To the Editor:
Had I been a student at Western Carolina Teachers College (WCTC) in the late 1920s, I might have taken a walk down the hill from my dorm on the “old campus,” down the road to the campus entrance on Highway 107, on down past Brown’s Store, Battle’s Grocery (subsequently the Village Store), which also housed the Cullowhee Post Office, on to what is now Monteith Gap Road, at that time a dirt road running parallel to the railroad track that ran parallel to the Tuckaseigee River.
Pushing on, I would have crossed a rickety bridge across Cullowhee Creek and, if continuing along the railroad, merged onto another dirt road, which is now Ledbetter Road. After some 200 yards, I would have come upon a field with players engaged in various games. In fact, I would have arrived at what was then WCTC’s athletic field.
To bring a part of this history full circle, had college students of the mid-1970s era traced the route the student of the 1920s took, they would have walked along paved roads, seen no trace of the railroad tracks, but would have felt safer crossing the sturdier bridge that had been built across Cullowhee Creek. Proceeding along Ledbetter Road, they would have observed that the former athletic field had now become a small mobile home park, River Park.
Fast forward to today when pedestrians, cyclists, or anyone picking up litter along Ledbetter Road literally take their lives in their hands due to the large volume of traffic moving along this road, some travelling at double the posted speed limit, some drivers being distracted by texting or cell phone use, thereby drifting into the opposing lane of traffic. All of these circumstances are made much more hazardous due to an imposing guard rail about two feet from the edge of the roadway that can trap any potential victim — pedestrian or motorist — attempting to take evasive action.
Having wandered dream-like through the last number of decades, let me describe the Ledbetter Road of today: During the last decade, the small mobile home park that was once the athletic field of the college has now more than tripled in capacity with three entrances onto Ledbetter Road, all three near or in dangerous curves. And within the last six or so years, we have seen built on Ledbetter Road three large housing complexes: University Suites, Maples Apartments and Cullowhee Villas, altogether accommodating a total of 381 bedrooms.
Ledbetter Road, prior to the building of these three complexes, already served as the ingress/egress for Sleepy Hollow Cottages, the 46-home University Heights subdivision, and various other single- and multi-family homes in the vicinity of where Ledbetter Road dead ends. We now have being planned (the land currently is being cleared) the Western Carolina Apartments complex that is to have an additional 490 bedrooms.
Monteith Gap Road leads to another housing complex, various apartments and other single- and multi-family homes, as well as the university’s landfill. This road ends near the acreage recently purchased for one of the end-point anchors to the Greenway.

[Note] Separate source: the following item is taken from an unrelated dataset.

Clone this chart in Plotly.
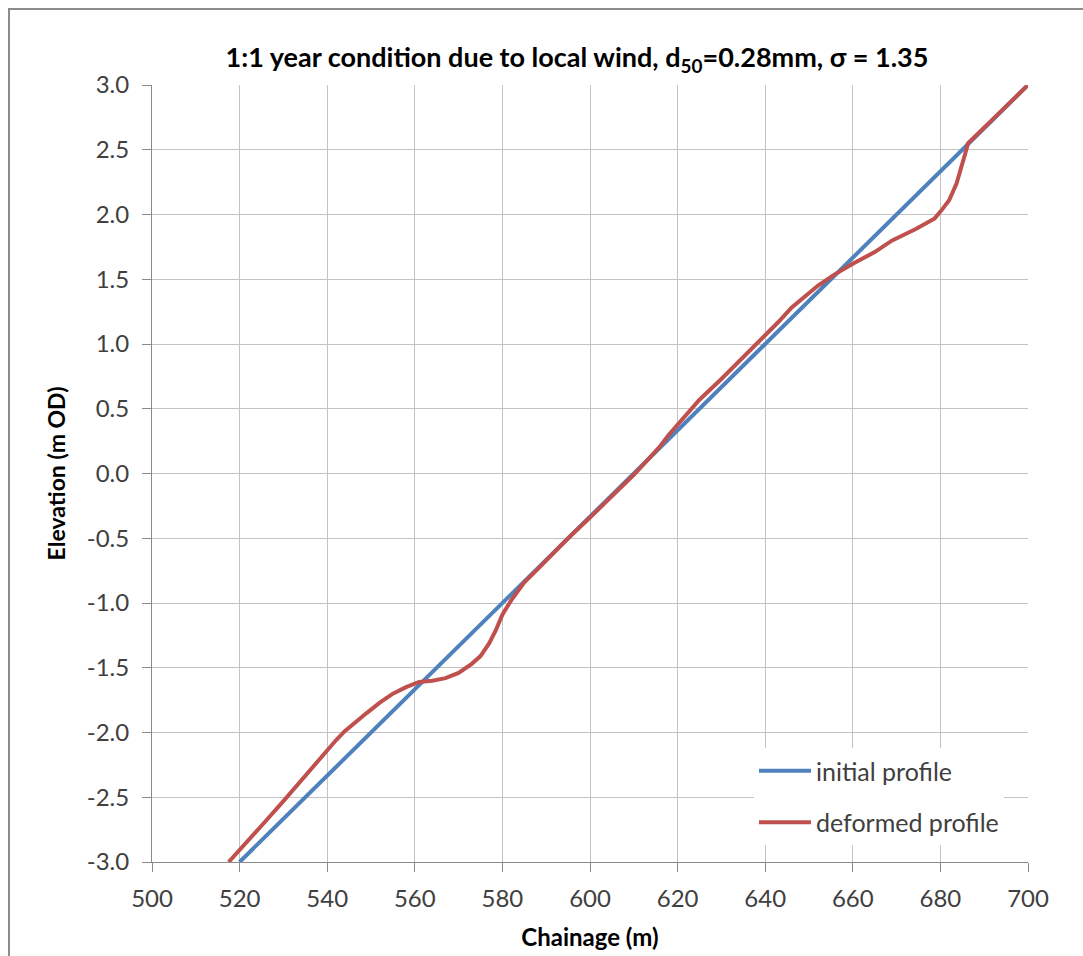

There is also a second housing complex being considered for South Painter Road opposite the current Community Garden site, and a bed and breakfast planned for Monteith Gap Road between the Laundromat and the Cullowhee Creek bridge. These come when the university is considering the discontinuance of the off-campus shuttle bus service, and the fall opening of “The Pub” at the former Papa Pizza/Hardies building.
With the impending increase in the volume of traffic, we have circulated a petition signed by sixty-four of the occupants of all but four of the homes of our subdivision asking that DOT address several safety issues. Among these are: widening the lanes, leveling and resurfacing, constructing a sidewalk, installing guard rails where the road parallels the river closely, making provision for bicycle traffic, implementing a reduction in speed limits, installing rumble strips to both slow the traffic and keep traffic from crossing the center line into the opposing lane, and installing additional signage warning of the intersections to these soon-to-be five housing complexes.
In addition to compiling the petition which was addressed to Mr. Joel Setzer, Fourteenth Division Engineer, we sent copies to Mr. Jonathan Woodard, District Engineer for the six westernmost counties of which Jackson is one; Mr. Jack Debnam, Chairman of the Board of County Commissioners; Mr. Chuck Wooten, County Manager; and Mr. Gerald Green, County Planner. We followed up by meeting with Mr. Woodard for additional discussion and exploration.
During this discussion Mr. Woodard noted that Jackson County is part of the Southwestern Rural Planning Organization (SWRPO), which has a role in ranking potential transportation projects. The DOT Fourteenth Division Office in Sylva also has a role in ranking projects for this area. Mr. Woodard then emphasized that the RPO ranking is based largely on the needs expressed by local government officials.
Woodard assured us that DOT will share our concerns with Jackson County officials and the SWRPO, and that his office intends to submit a request to improve these roads in the next project ranking cycle that is scheduled to begin in January 2014.
So, in conclusion, our work is ongoing as we attempt to bring our concerns to the attention of those who are in position to effect change. We pledge a cooperative effort as we continue to move along this path.